2019年12月06日

年末調整って本当に必要?

12月は、弥生のカスタマーセンターへのお問合せが顕著に増加する月。そう、年末調整に関するお問合せが激増するためです。もう既にお問合せが増え始めていますが、来週には一段と増え、再来週からその翌週にかけてピークを迎えるのではないかと思います。ただでさえ忙しい年末に、一年に一回の業務が重なり、事業者の方にとっては実にしんどい時期となります。弥生は、お客さまがこの時期を乗り越えられるよう、お問合せにしっかりと対応していきます。

もっとも、最近私が考えているのが、そもそもこの年末調整という業務自体が要るのだろうか、ということ。給与所得は毎月の支払い時点で源泉徴収が行われるものの、これはあくまでも概算であるため、最終的にはどこかで調整が必要。最終的な調整が必要であり、それが年末調整ということはもちろん理解しているのですが、それが今の形の年末調整である必要があるのでしょうか。

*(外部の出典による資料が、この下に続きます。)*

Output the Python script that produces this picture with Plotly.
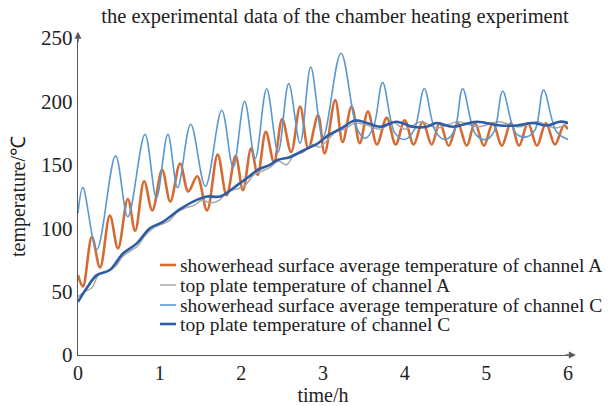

年末調整の起源は昭和22年にまで遡ります。戦後、税制が大きく見直され、国が税金を計算し、課税する賦課課税という考え方から、国民が自ら税金を計算、申告し、納税する、申告納税という考え方に大きく舵が切られました。ただ、この申告納税がうまく機能するためには、国民が税金の仕組みをよく理解し、なおかつ、必要な計算をできることが必要です。しかし、これまで求められていなかったことをいきなりやれというのはなかなか難しい。そこで国が着目したのが、給与の支払い元である事業者です。事業者であれば、ある程度税金を理解し、必要な事務処理、計算もできるのではないか。

つまり、年末調整という業務は戦後、税金のあり方が大きく変わる中で、事業者に押し付けられた業務です。実際、これは非常にうまく機能しました。特に戦後、いわゆる会社勤めの人が激増する中で、給与所得から非常に効率的に徴税できる仕組みは欠かせないものでした。

ただ、税制が非常に複雑化する中で、年末調整の業務もまた、非常に複雑化してきています。それが特に顕著になったのが、昨年の配偶者(特別)控除の見直し。来年には基礎控除も見直しになりますし、細かいつじつまを合わせるための所得金額調整控除が新設されます。もはや普通の人が理解できる範疇を超えつつあると感じています。

もちろん、弥生給与のようなソフトウェアを利用することによって、一定程度は業務の効率化が図られています。言い方を変えれば、もはやソフトウェアを利用せずに年末調整を行うこと自体が困難になってきています。ただ、これは前回お話しした電子化に過ぎません。紙の業務の一部を電子化しているに過ぎない。

これからの時代においては、デジタルを前提として年末調整業務そのものを見直すべきなのではないでしょうか。事業者は引き続き、従業員から年末調整に必要な情報を収集する、ただしデジタルデータとして。そしてそのデジタルデータをもとに事業者ではなく、行政が一元的に計算をすることも、今の技術では十分に可能です。デジタルを前提として業務のあり方自体も見直す。それがデジタル化です。

上でお話ししたように、年末調整業務は紙を前提とした昭和の仕組みです。平成の時代においても、それを電子化して何とか処理してきた。ただ、令和という新しい時代においては、もはや昭和の仕組みを根本から見直すべきなのではないでしょうか。業務のあり方自体を見直し、本当の意味でのデジタル化を図るべきなのではないでしょうか。

残念ながら、これは現時点では夢物語に過ぎません。それでも、問題意識を持った人が声をあげ、行動を積み重ねれば、いつかは変えることができると信じています。